October 1, 2003
New Zealand Herald
Controversial billboards portraying a naked woman with four breasts are going up in Auckland and Wellington today to provoke a debate about the ethics of genetic modification.
The posters, designed by former singer Alannah Currie, show a milking machine attached to the woman's breasts in a reference to AgResearch's plans to use cows as living factories to manufacture proteins that may help to cure diseases such as multiple sclerosis.
"It's not a sexual photo," Currie said. "It's shocking but it's not sexual.
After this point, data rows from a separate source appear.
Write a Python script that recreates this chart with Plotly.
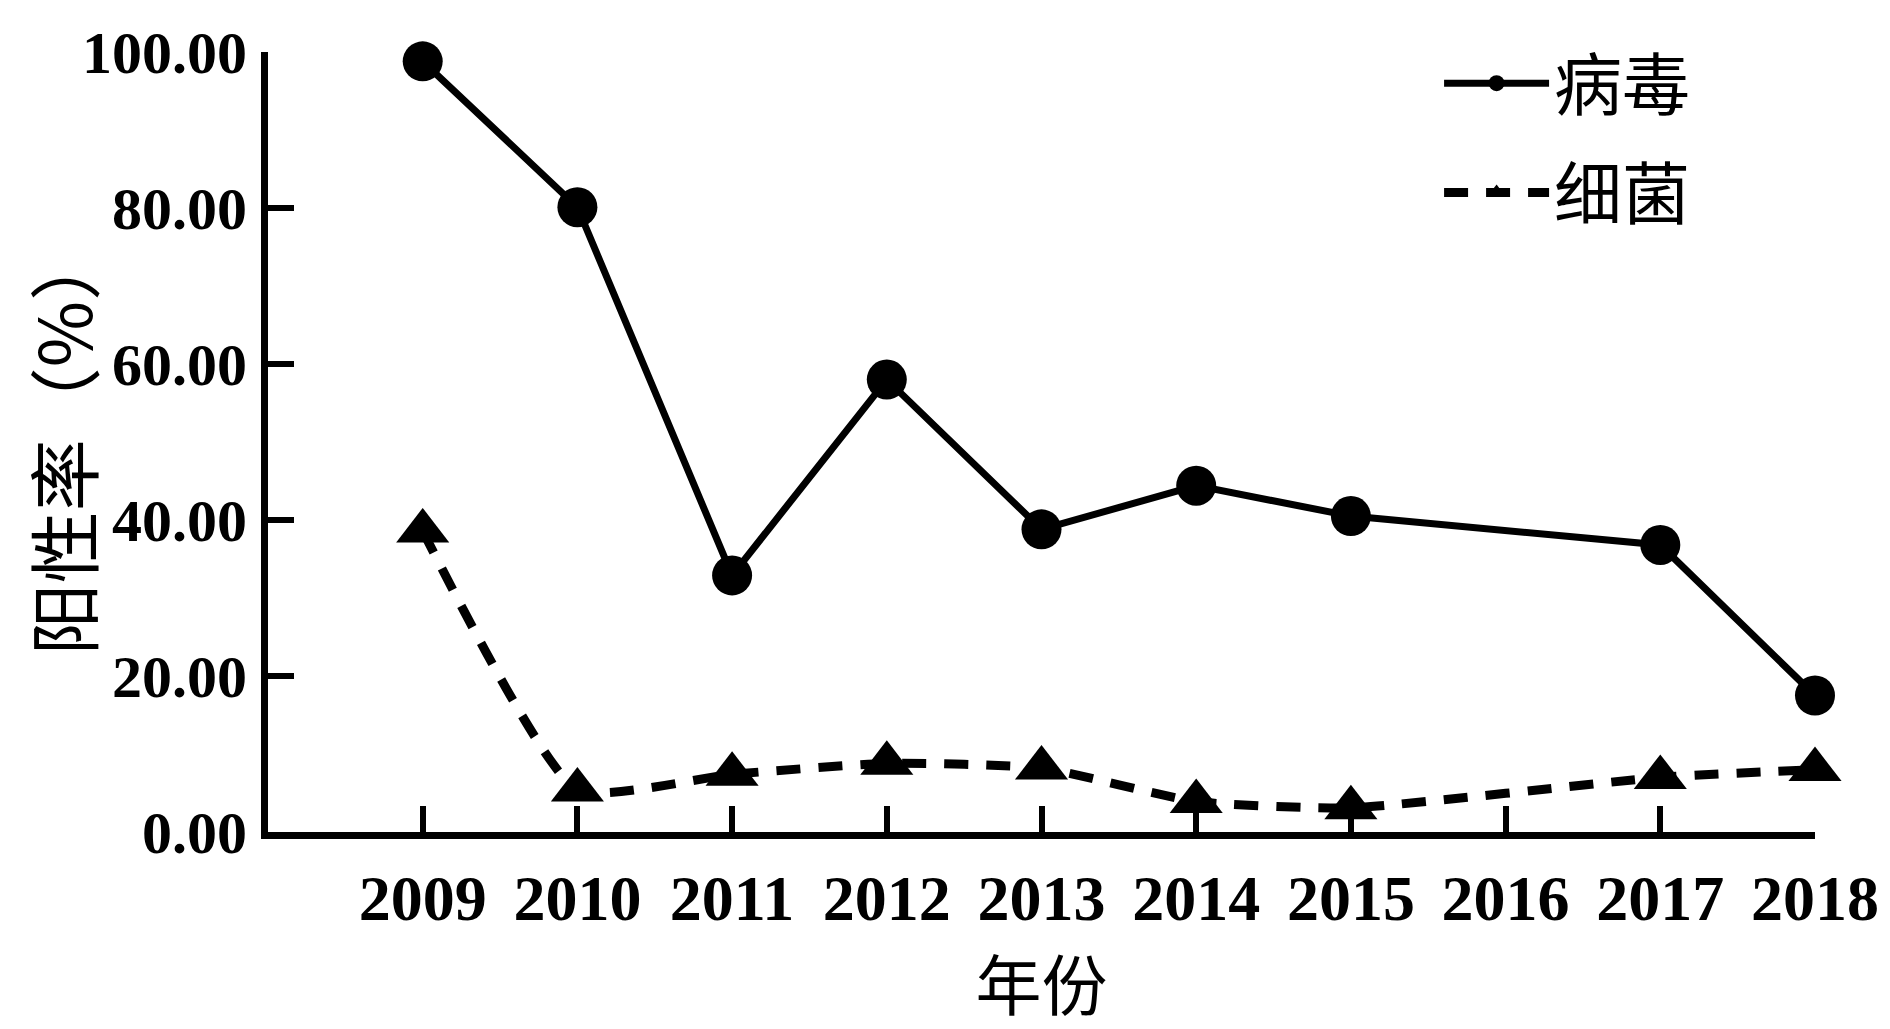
import plotly.graph_objects as go

years = [2009, 2010, 2011, 2012, 2013, 2014, 2015, 2016, 2017, 2018]
year_labels = [str(y) for y in years]
virus = [98.8, 80.1, 32.9, 58.0, 38.8, 44.4, 40.5, None, 36.8, 17.5]
bacteria = [38.6, 5.4, 7.4, 8.8, 8.2, 3.9, 3.1, None, 7.0, 8.0]
y_ticks = [0, 20, 40, 60, 80, 100]

fig = go.Figure()
fig.add_trace(go.Scatter(
    x=years, y=virus, name="病毒", mode="lines+markers", connectgaps=True,
    line=dict(color="black", width=7),
    marker=dict(symbol="circle", size=40, color="black"),
    cliponaxis=False, legendgroup="a",
))
fig.add_trace(go.Scatter(
    x=years, y=bacteria, name="细菌", mode="lines+markers", connectgaps=True,
    line=dict(color="black", width=9, dash="24px,18px", shape="spline", smoothing=0.5),
    marker=dict(symbol="triangle-up", size=46, color="black"),
    cliponaxis=False, legendgroup="b",
))

fig.update_layout(
    width=1882, height=1021,
    paper_bgcolor="white", plot_bgcolor="white",
    margin=dict(l=260, r=75, t=44, b=197, autoexpand=False),
    font=dict(family="Liberation Serif", color="black"),
    showlegend=True,
    legend=dict(
        x=0.757, y=1.025, xanchor="left", yanchor="top",
        font=dict(family="Noto Sans CJK SC", size=68, color="black"),
        traceorder="grouped", tracegroupgap=18,
        itemwidth=105, bgcolor="rgba(0,0,0,0)",
    ),
    xaxis=dict(
        range=[2008, 2018], tickvals=years, ticktext=year_labels,
        showline=True, linecolor="black", linewidth=7,
        ticks="inside", ticklen=26, tickwidth=6, tickcolor="black",
        showgrid=False, zeroline=False, automargin=False,
        tickfont=dict(family="Liberation Serif", size=64, color="black", weight="bold"),
        ticklabelstandoff=4,
        title=dict(text="年份", font=dict(family="Noto Sans CJK SC", size=66, color="black"), standoff=22),
    ),
    yaxis=dict(
        range=[0, 100], tickvals=y_ticks, tickformat=".2f",
        showline=True, linecolor="black", linewidth=7,
        ticks="inside", ticklen=26, tickwidth=6, tickcolor="black",
        showgrid=False, zeroline=False, automargin=False,
        tickfont=dict(family="Liberation Serif", size=60, color="black", weight="bold"),
        ticklabelstandoff=2,
        title=dict(text="阳性率（%）", font=dict(family="Noto Sans CJK SC", size=72, color="black"), standoff=4),
    ),
)

fig.write_html("out.html")
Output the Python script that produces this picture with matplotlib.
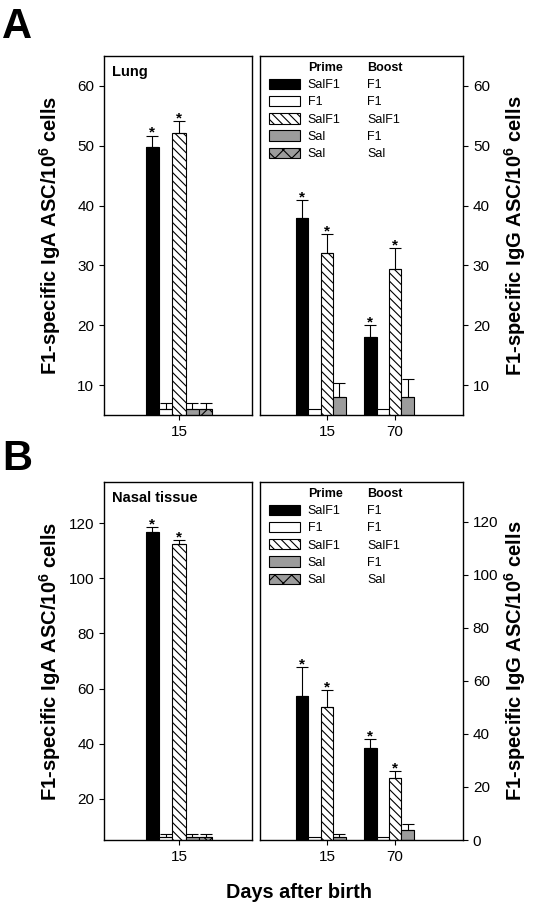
import numpy as np
import matplotlib
matplotlib.use('Agg')
import matplotlib.pyplot as plt
from matplotlib.patches import Patch

plt.rcParams['font.family'] = ['Liberation Sans', 'DejaVu Sans']
plt.rcParams['mathtext.fontset'] = 'custom'
plt.rcParams['mathtext.rm'] = 'Liberation Sans'
plt.rcParams['mathtext.bf'] = 'Liberation Sans:bold'
plt.rcParams['hatch.linewidth'] = 0.8

# groups (prime / boost)
prime = ["SalF1", "F1", "SalF1", "Sal", "Sal"]
boost = ["F1", "F1", "SalF1", "F1", "Sal"]
iga_days = ["15"]
igg_days = ["15", "70"]

# Lung, IgA (day 15)
lung_iga = [49.8, 6.0, 52.2, 6.0, 6.0]
lung_iga_err = [1.9, 1.0, 1.9, 1.0, 1.0]
lung_iga_sig = [True, False, True, False, False]

# Lung, IgG (rows = groups, cols = day 15, 70)
lung_igg = [[38.0, 18.0], [6.0, 6.0], [32.0, 29.4], [8.0, 8.0], [np.nan, np.nan]]
lung_igg_err = [[2.9, 2.0], [0.0, 0.0], [3.2, 3.5], [2.3, 3.0], [0.0, 0.0]]
lung_igg_sig = [[True, True], [False, False], [True, True], [False, False], [False, False]]

# Nasal tissue, IgA (day 15)
nasal_iga = [117.0, 6.0, 112.5, 6.0, 6.0]
nasal_iga_err = [1.6, 1.0, 1.4, 1.0, 1.0]
nasal_iga_sig = [True, False, True, False, False]

# Nasal tissue, IgG
nasal_igg = [[54.3, 34.7], [1.0, 1.0], [50.2, 23.4], [1.2, 3.8], [np.nan, np.nan]]
nasal_igg_err = [[11.0, 3.3], [0.0, 0.0], [6.4, 2.6], [1.0, 2.2], [0.0, 0.0]]
nasal_igg_sig = [[True, True], [False, False], [True, True], [False, False], [False, False]]

gray = '#9c9c9c'
styles = [dict(facecolor='black', hatch=None),
          dict(facecolor='white', hatch=None),
          dict(facecolor='white', hatch='\\\\\\\\'),
          dict(facecolor=gray, hatch=None),
          dict(facecolor=gray, hatch='xx')]

W, H = 535, 914
fig = plt.figure(figsize=(W / 100, H / 100), dpi=100)


def px_axes(x0, y0, x1, y1):
    return fig.add_axes([x0 / W, 1 - y1 / H, (x1 - x0) / W, (y1 - y0) / H])


def draw_bars(ax, centers, values, errs, sigs):
    # values[group][day]
    for i, st in enumerate(styles):
        for j, c in enumerate(centers):
            v = values[i][j]
            if np.isnan(v):
                continue
            x = c + (i - 2)
            ax.bar(x, v, width=1.0, edgecolor='black', linewidth=0.8, zorder=2, **st)
            e = errs[i][j]
            if e > 0:
                ax.errorbar(x, v, yerr=[[0], [e]], fmt='none', ecolor='black',
                            elinewidth=0.8, capsize=4.5, capthick=0.8, zorder=3)
            if sigs[i][j]:
                ax.annotate('*', (x, v + e), xytext=(0, -3), textcoords='offset points',
                            ha='center', va='bottom', fontsize=11, fontweight='bold')


def style_axes(ax, side):
    for s in ax.spines.values():
        s.set_linewidth(1.0)
    ax.tick_params(direction='out', length=3.6, width=0.8, labelsize=11)
    if side == 'right':
        ax.yaxis.tick_right()
    ax.tick_params(axis='x', top=False)


def add_legend(ax):
    blank = Patch(visible=False)
    h1 = [blank] + [Patch(edgecolor='black', linewidth=0.8, **st) for st in styles]
    leg1 = ax.legend(h1, ['Prime'] + prime, loc='upper left', bbox_to_anchor=(0.045, 0.985),
                     frameon=False, fontsize=9, handlelength=2.5, handleheight=0.9,
                     handletextpad=0.6, labelspacing=0.38, borderpad=0, borderaxespad=0)
    leg1.get_texts()[0].set_fontweight('bold')
    ax.add_artist(leg1)
    h2 = [Patch(visible=False) for _ in range(6)]
    leg2 = ax.legend(h2, ['Boost'] + boost, loc='upper left', bbox_to_anchor=(0.527, 0.985),
                     frameon=False, fontsize=9, handlelength=0, handleheight=0.9,
                     handletextpad=0, labelspacing=0.38, borderpad=0, borderaxespad=0)
    leg2.get_texts()[0].set_fontweight('bold')


panels = [
    (56, 415, lung_iga, lung_iga_err, lung_iga_sig, lung_igg, lung_igg_err, lung_igg_sig,
     (5, 65), [10, 20, 30, 40, 50, 60], (5, 65), [10, 20, 30, 40, 50, 60], 'Lung'),
    (482, 840, nasal_iga, nasal_iga_err, nasal_iga_sig, nasal_igg, nasal_igg_err, nasal_igg_sig,
     (5, 135), [20, 40, 60, 80, 100, 120], (0, 135), [0, 20, 40, 60, 80, 100, 120], 'Nasal tissue'),
]

for (y0, y1, iga, iga_e, iga_s, igg, igg_e, igg_s, ylA, ytA, ylG, ytG, tissue) in panels:
    # left: IgA
    axl = px_axes(104, y0, 252, y1)
    draw_bars(axl, [0], [[v] for v in iga], [[e] for e in iga_e], [[s] for s in iga_s])
    axl.set_xlim(-5.64, 5.49)
    axl.set_ylim(*ylA)
    axl.set_yticks(ytA)
    axl.set_xticks([0])
    axl.set_xticklabels(iga_days)
    style_axes(axl, 'left')
    axl.text(0.055, 0.975, tissue, transform=axl.transAxes, ha='left', va='top',
             fontsize=10.5, fontweight='bold')
    fig.text(50 / W, 1 - (y0 + y1) / 2 / H, r'F1-specific IgA ASC/10$^{\mathbf{6}}$ cells',
             rotation=90, ha='center', va='center', fontsize=14.5, fontweight='bold')

    # right: IgG
    axr = px_axes(260, y0, 463, y1)
    draw_bars(axr, [0, 5.5], igg, igg_e, igg_s)
    axr.set_xlim(-5.4, 10.97)
    axr.set_ylim(*ylG)
    axr.set_yticks(ytG)
    axr.set_xticks([0, 5.5])
    axr.set_xticklabels(igg_days)
    style_axes(axr, 'right')
    add_legend(axr)
    fig.text(515 / W, 1 - (y0 + y1) / 2 / H, r'F1-specific IgG ASC/10$^{\mathbf{6}}$ cells',
             rotation=90, ha='center', va='center', fontsize=14.5, fontweight='bold')

fig.text(2 / W, 1 - 27 / H, 'A', fontsize=30, fontweight='bold', ha='left', va='center')
fig.text(2 / W, 1 - 459 / H, 'B', fontsize=30, fontweight='bold', ha='left', va='center')
fig.text(299 / W, 1 - 892 / H, 'Days after birth', fontsize=14.3, fontweight='bold',
         ha='center', va='center')

fig.savefig('out.png', dpi=100)
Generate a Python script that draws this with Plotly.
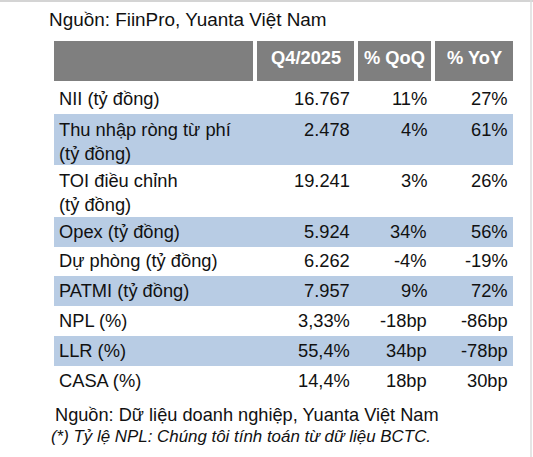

It has to be quite controversial and provocative in order to get this debate about ethics going."
The image will be on five billboards in Auckland and two in Wellington this month, coinciding with a march against genetic modification on October 11 and the scheduled end of the ban on releasing GM organisms on October 29.
Currie said the cost of several thousand dollars was met by private donors - not by her group, Mothers Against Genetic Engineering (Madge), which was ordered last week to pay $24,000 to AgResearch for its court costs in defending a Madge appeal against its GM plans.
The woman in the photo is Currie's niece Katarina.
She said the image was inspired by Auckland University physicist Dr
Peter Wills, who asked why AgResearch was "going to all this trouble to
make designer milk when they could clone a woman for milk".